My only question is where are the Internet spooks who should be hunting these guys? They break into servers in the US and put beheading videos on them, and no one bothers to check the logs? Where are the honeypot jihadi forums? Is anybody looking into wtf http://www.whois.sc/irhabi007.com [whois.sc] is all about? Is the owner a fan or an identity theft victim?
Criminal? Yes. (Score:4, Insightful)
DragNet (Score:4, Insightful)
The "investigators" didn't trace the well-known propagandist's Internet packets from his well-known websites to his terminal, to his person. No mention of a labyrinth of anonymizing proxies, or ever-changing public login terminals. They busted a credit fraudster and discovered his other, more dangerous gigs.

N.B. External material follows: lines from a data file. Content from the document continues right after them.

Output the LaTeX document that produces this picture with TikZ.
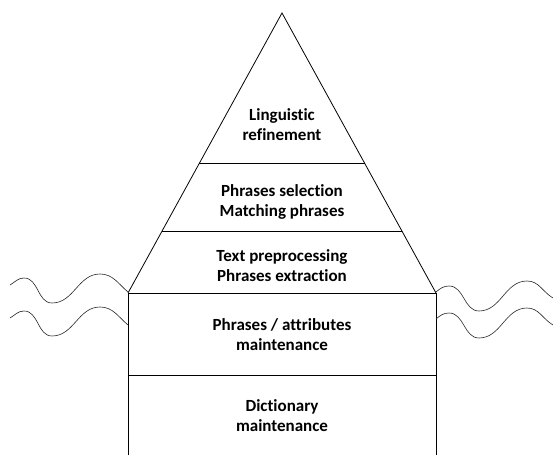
\documentclass[tikz,border=0pt]{standalone}
\usepackage{fontspec}
\setmainfont[Ligatures={NoCommon}]{Carlito}
\usetikzlibrary{calc}
\tikzstyle{layer}=[
	align=center,
	inner sep=0pt,
	font=\fontsize{17pt}{20pt}\selectfont\bfseries
]
\tikzstyle{outline}=[
	line width=0.8pt,
	black
]
\tikzstyle{wave}=[
	line width=0.6pt,
	black!85
]

\begin{document}
\begin{tikzpicture}[x=1pt,y=1pt]
\useasboundingbox (0,0) rectangle (553,455);
\coordinate (apex) at (282,442);
\coordinate (baseL) at (128,162);
\coordinate (baseR) at (436,162);
% pyramid
\draw [outline] (baseL) -- (apex) -- (baseR);
\draw [outline] ($(apex)!0.536!(baseL)$) -- ($(apex)!0.536!(baseR)$);
\draw [outline] ($(apex)!0.779!(baseL)$) -- ($(apex)!0.779!(baseR)$);
% base block
\draw [outline] (128,0) -- (baseL) -- (baseR) -- (436,0);
\draw [outline] (128,80) -- (436,80);
% water
\foreach \dy in {0,-33} {
	\draw [wave, yshift=\dy] (10,170) to[out=30,in=180] (24,177) to[out=0,in=180] (52,152)
		to[out=0,in=180] (100,181) to[out=0,in=140] (128,163);
}
\foreach \dy in {0,-27} {
	\draw [wave, yshift=\dy] (436,163) to[out=40,in=180] (449,169) to[out=0,in=180] (479,144)
		to[out=0,in=180] (527,174) to[out=0,in=150] (553,157);
}
\node [layer] (Refinement) at (282,330) {Linguistic\\refinement};
\node [layer] (Selection) at (282,253) {Phrases selection\\Matching phrases};
\node [layer] (Extraction) at (282,189) {Text preprocessing\\Phrases extraction};
\node [layer] (Attributes) at (282,120) {Phrases / attributes\\maintenance};
\node [layer] (Dictionary) at (282,39) {Dictionary\\maintenance};
\end{tikzpicture}
\end{document}
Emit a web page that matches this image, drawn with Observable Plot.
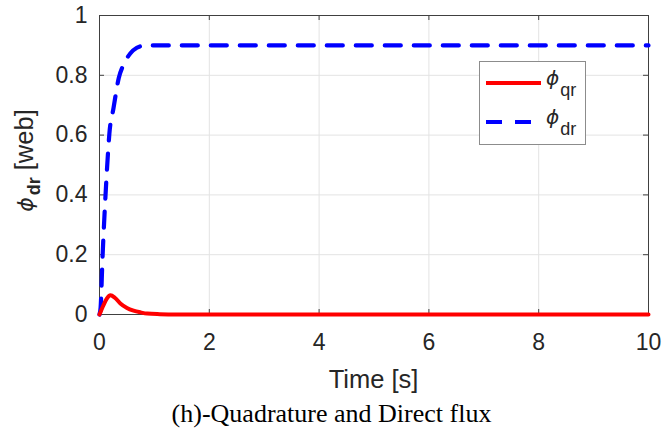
<!DOCTYPE html>
<html>
<head>
<meta charset="utf-8">
<script src="https://cdn.jsdelivr.net/npm/d3@7"></script>
<script src="https://cdn.jsdelivr.net/npm/@observablehq/plot@0.6"></script>
<style>
  body { margin: 0; background: #fff; }
  #wrap { position: relative; width: 663px; height: 431px; overflow: hidden; }
  #caption { position: absolute; left: 0; width: 663px; top: 399px; text-align: center;
    font-family: "Liberation Serif", "Times New Roman", serif; font-size: 26px; color: #000; line-height: 30px; }
</style>
</head>
<body>
<div id="wrap"><div id="caption">(h)-Quadrature and Direct flux</div></div>
<script>
// ---- data ----
const timeDr = [0, 0.02, 0.055, 0.11, 0.146, 0.18, 0.255, 0.35, 0.45, 0.56, 0.68, 0.8, 1.0, 1.5, 2, 3, 4, 5, 6, 7, 8, 9, 10];
const phiDr  = [0, 0.023, 0.19, 0.40, 0.515, 0.605, 0.69, 0.79, 0.84, 0.873, 0.892, 0.899, 0.9, 0.9, 0.9, 0.9, 0.9, 0.9, 0.9, 0.9, 0.9, 0.9, 0.9];
const timeQr = [0, 0.03, 0.07, 0.13, 0.2, 0.28, 0.38, 0.5, 0.62, 0.75, 0.87, 1.1, 1.4, 1.7, 2, 3, 4, 5, 6, 7, 8, 9, 10];
const phiQr  = [0, 0.013, 0.03, 0.052, 0.064, 0.056, 0.037, 0.022, 0.013, 0.007, 0.003, 0.001, 0, 0, 0, 0, 0, 0, 0, 0, 0, 0, 0];
const xTicks = [0, 2, 4, 6, 8, 10];
const yTicks = [0, 0.2, 0.4, 0.6, 0.8, 1];
const xTickLabels = ["0", "2", "4", "6", "8", "10"];
const yTickLabels = ["0", "0.2", "0.4", "0.6", "0.8", "1"];
const seriesNames = ["qr", "dr"];
const seriesColors = ["#ff0000", "#0000ff"];

const qrData = timeQr.map((t, i) => ({t, v: phiQr[i]}));
const drData = timeDr.map((t, i) => ({t, v: phiDr[i]}));

const W = 663, H = 431, mL = 99, mR = 15, mT = 15, mB = 117;
const plotW = W - mL - mR, plotH = H - mT - mB;
const axisColor = "#404040", textColor = "#262626";

const chart = Plot.plot({
  width: W, height: H,
  marginLeft: mL, marginRight: mR, marginTop: mT, marginBottom: mB,
  x: {domain: [0, 10]},
  y: {domain: [0, 1]},
  style: {fontFamily: "'Liberation Sans', Arial, sans-serif", color: textColor, background: "white", overflow: "visible"},
  marks: [
    Plot.ruleX(xTicks, {x: d => d, stroke: "#e3e3e3", strokeWidth: 1}),
    Plot.ruleY(yTicks, {y: d => d, stroke: "#e3e3e3", strokeWidth: 1}),
    Plot.frame({stroke: axisColor, strokeWidth: 1}),
    // inward tick marks on all four sides
    Plot.ruleX(xTicks, {x: d => d, insetTop: plotH - 5, stroke: axisColor}),
    Plot.ruleX(xTicks, {x: d => d, insetBottom: plotH - 5, stroke: axisColor}),
    Plot.ruleY(yTicks, {y: d => d, insetRight: plotW - 5, stroke: axisColor}),
    Plot.ruleY(yTicks, {y: d => d, insetLeft: plotW - 5, stroke: axisColor}),
    Plot.axisX(xTicks, {tickSize: 0, tickPadding: 19, fontSize: 23, label: null, tickFormat: d => xTickLabels[xTicks.indexOf(d)], fill: textColor}),
    Plot.axisY(yTicks, {tickSize: 0, tickPadding: 12, fontSize: 23, label: null, tickFormat: d => yTickLabels[yTicks.indexOf(d)], fill: textColor}),
    Plot.line(drData, {x: "t", y: "v", stroke: seriesColors[1], strokeWidth: 4.2, strokeDasharray: "16,13", curve: "monotone-x"}),
    Plot.line(qrData, {x: "t", y: "v", stroke: seriesColors[0], strokeWidth: 4, curve: "monotone-x"})
  ]
});
chart.style.position = "absolute";
chart.style.left = "0px";
chart.style.top = "0px";
document.getElementById("wrap").prepend(chart);

const svg = d3.select(chart);
const sans = "'Liberation Sans', Arial, sans-serif";
const phiFont = "'DejaVu Sans', sans-serif";

// x label
svg.append("text")
  .attr("x", mL + plotW / 2).attr("y", 388)
  .attr("text-anchor", "middle")
  .attr("font-family", sans).attr("font-size", 25.5).attr("fill", textColor)
  .text("Time [s]");

// y label: ϕ_dr [web]
const yl = svg.append("text")
  .attr("transform", `translate(33,${mT + plotH / 2 - 4}) rotate(-90)`)
  .attr("text-anchor", "middle")
  .attr("font-family", sans).attr("font-size", 25.5).attr("fill", textColor);
yl.append("tspan").attr("font-family", phiFont).attr("font-style", "italic").attr("font-size", 22).text("ϕ");
yl.append("tspan").attr("dy", 7).attr("dx", 2).attr("font-size", 18).attr("font-weight", "bold").text(seriesNames[1]);
yl.append("tspan").attr("dy", -7).attr("dx", 7).text("[web]");

// legend
const lg = svg.append("g");
lg.append("rect").attr("x", 479.5).attr("y", 61.5).attr("width", 106).attr("height", 83)
  .attr("fill", "white").attr("stroke", "#8c8c8c").attr("stroke-width", 1);
const rows = [{y: 83, name: seriesNames[0], color: seriesColors[0], dash: null},
              {y: 122, name: seriesNames[1], color: seriesColors[1], dash: "16,13"}];
rows.forEach(r => {
  lg.append("line").attr("x1", 486).attr("x2", 541).attr("y1", r.y).attr("y2", r.y)
    .attr("stroke", r.color).attr("stroke-width", 4.2)
    .attr("stroke-dasharray", r.dash);
  const t = lg.append("text").attr("x", 546).attr("y", r.y + 2)
    .attr("text-anchor", "start")
    .attr("font-family", sans).attr("font-size", 20).attr("fill", textColor);
  t.append("tspan").attr("font-family", phiFont).attr("font-style", "italic").text("ϕ");
  t.append("tspan").attr("dy", 11).attr("dx", 1).attr("font-size", 18).text(r.name);
});
</script>
</body>
</html>
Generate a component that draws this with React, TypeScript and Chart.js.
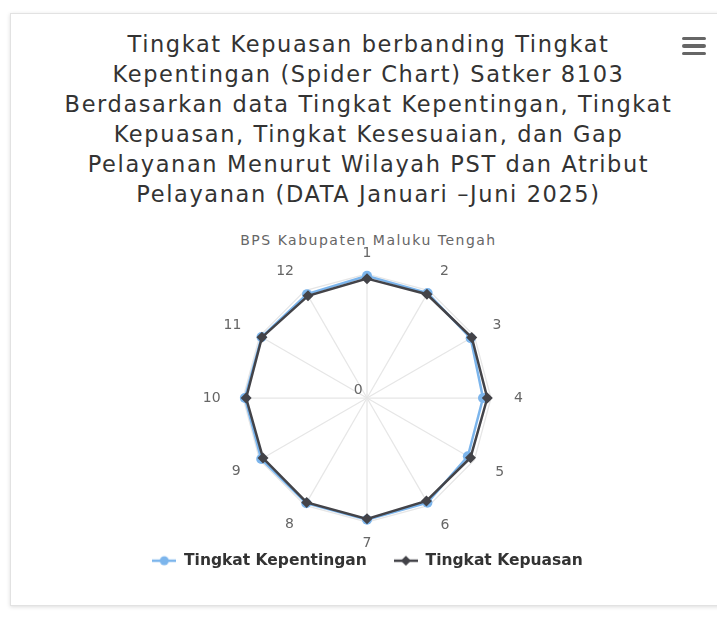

Meanwhile, the NSA, Echelon and other global "security" agencies are snooping on hundreds of millions of people's traffic. Supposedly to protect us from people like this Qaeda asshole. But they don't do even the basic network forensics a corporate IT department would immediately do when trying to find a bad guy.
Maybe if they caught the few, highly destructive bad guys like this Qaeda asshole, their "security" budgets would dry up. Maybe they've got their own reasons not to hit too hard against online credit fraudsters - collusion with international mobs, spooking the insurers, stumbling across covert finance networks for national "intelligence" agencies.
They're getting $HUNDREDS OF BILLIONS, invading our privacy, imprisoning people without evidence they're suspect, invading unrelated countries, breaking laws to spy on us at home. Meanwhile, Scotland Yard's traditionally tight nets of reasonable evidence and human intelligence have caught a terrorist operative. Who actually spreads terror, publishing the propaganda about terrorist attacks widely.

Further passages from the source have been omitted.